“Keep away from people who try to belittle your ambitions. Small people always do that, but the really great make you feel that you, too, can become great.”
Mark Twain
Back in the day (1980’s-1990’s)… I felt like the arts were not a practical field to study or work towards as a career. I settled on the study of Psychology as a compromise, only to later find that art was the best form of Psychotherapy I had ever encountered! Ha! It’s funny how our passions cannot escape us.
Even though art finally found me again, I went down a long path until I came back. The interesting thing about our society is that we have separated the worthy and the not worthy based on our habit of labeling and putting things into a hierarchy. We have decided there is a right way to make art and a wrong way. Sadly that puts the nail in the coffin for lots of would be creatives who tend to compare their own expressive urge against the great masters, or socially approved art, and give up before they ever even try. Don’t get me wrong practice does make the master, but I’m talking about when we get discouraged before we even know what we can do.

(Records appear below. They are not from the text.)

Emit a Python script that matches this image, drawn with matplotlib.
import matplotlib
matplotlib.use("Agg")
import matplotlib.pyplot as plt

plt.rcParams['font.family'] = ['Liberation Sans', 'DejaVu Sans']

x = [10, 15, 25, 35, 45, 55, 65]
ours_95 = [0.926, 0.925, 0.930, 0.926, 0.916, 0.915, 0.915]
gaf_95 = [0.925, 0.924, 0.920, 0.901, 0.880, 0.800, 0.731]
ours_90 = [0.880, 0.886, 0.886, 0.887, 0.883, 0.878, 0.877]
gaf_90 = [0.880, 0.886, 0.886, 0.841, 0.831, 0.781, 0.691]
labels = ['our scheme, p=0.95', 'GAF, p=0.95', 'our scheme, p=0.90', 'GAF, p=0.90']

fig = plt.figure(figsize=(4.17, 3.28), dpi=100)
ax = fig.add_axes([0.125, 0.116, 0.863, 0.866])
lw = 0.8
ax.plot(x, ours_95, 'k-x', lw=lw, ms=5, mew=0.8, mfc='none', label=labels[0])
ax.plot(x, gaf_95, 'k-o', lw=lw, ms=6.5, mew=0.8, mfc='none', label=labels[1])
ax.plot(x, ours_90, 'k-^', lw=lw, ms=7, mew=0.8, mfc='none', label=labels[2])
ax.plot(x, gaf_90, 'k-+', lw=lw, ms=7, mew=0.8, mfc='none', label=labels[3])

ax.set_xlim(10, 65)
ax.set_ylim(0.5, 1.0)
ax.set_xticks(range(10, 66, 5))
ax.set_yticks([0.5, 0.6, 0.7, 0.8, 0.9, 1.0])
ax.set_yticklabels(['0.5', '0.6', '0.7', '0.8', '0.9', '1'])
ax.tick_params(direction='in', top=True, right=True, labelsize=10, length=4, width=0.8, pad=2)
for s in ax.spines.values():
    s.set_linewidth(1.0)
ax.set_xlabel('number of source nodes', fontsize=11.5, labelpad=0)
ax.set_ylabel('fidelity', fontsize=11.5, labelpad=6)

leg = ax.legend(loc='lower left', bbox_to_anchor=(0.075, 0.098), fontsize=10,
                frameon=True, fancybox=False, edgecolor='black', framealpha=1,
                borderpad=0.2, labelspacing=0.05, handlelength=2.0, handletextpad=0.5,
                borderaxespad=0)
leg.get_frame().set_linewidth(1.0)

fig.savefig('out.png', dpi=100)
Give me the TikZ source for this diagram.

My experience as someone who once cringed at the idea of calling myself “artist”, where as now I openly call myself an artist, I know it in my bones. In fact I know everyone is an artist. I know that’s an unpopular opinion according to some, however it all depends on how you choose to see it.
We all have within us the ability to create. Whatever form that takes is up to us, this is a power given to each person and it is not by accident. We are born to express who we are through our creative capacities! I think most of the incompleteness people feel is because their creative nature is blocked by a limiting belief that “I am not creative” or “I can not do it” or “I’ll never be that good”… It’s an insidious lie that we tell each other and worst we tell it to ourself! Trust me I still hear that voice, but the big shift is that now I know it’s not true.
“It is a gratification to me to know that I am ignorant of art, and ignorant also of surgery. Because people who understand art find nothing in pictures but blemishes, and surgeons and anatomists see no beautiful women in all their lives, but only a ghastly stack of bones with Latin names to them, and a network of nerves and muscles and tissues.”
Mark Twain
I discovered that this creative urge we are all born with, that has been snuffed out, is a wonderful way to stay connected to our true nature. Our true nature is that ever present awareness, that’s awake and alive, in this moment. When we create we are using our imagination and then making that fantasy a real tangible thing! We’re empowering ourselves, we are communicating on another level, and inspiring ourselves and others.
Once I realized that art was that powerful (and essential) I decided to make art as much as possible. I made it a new habit! Think of all the things we do habitually that don’t serve us well… I dare you to pick one bad habit and replace it with making art. Making art can be as simple as a doodle on a piece of scrap paper, transforming that old pile of pictures into a collage, or (my favorite) paint a picture.
Since my experiment began I have made hundreds of original paintings and if they bring just one person (even if it’s only me) a smile then I somehow feel complete. The more I do it the more skilled I become and it’s just plain FUN. Thats the magic of making art, and I challenge you to try it starting NOW!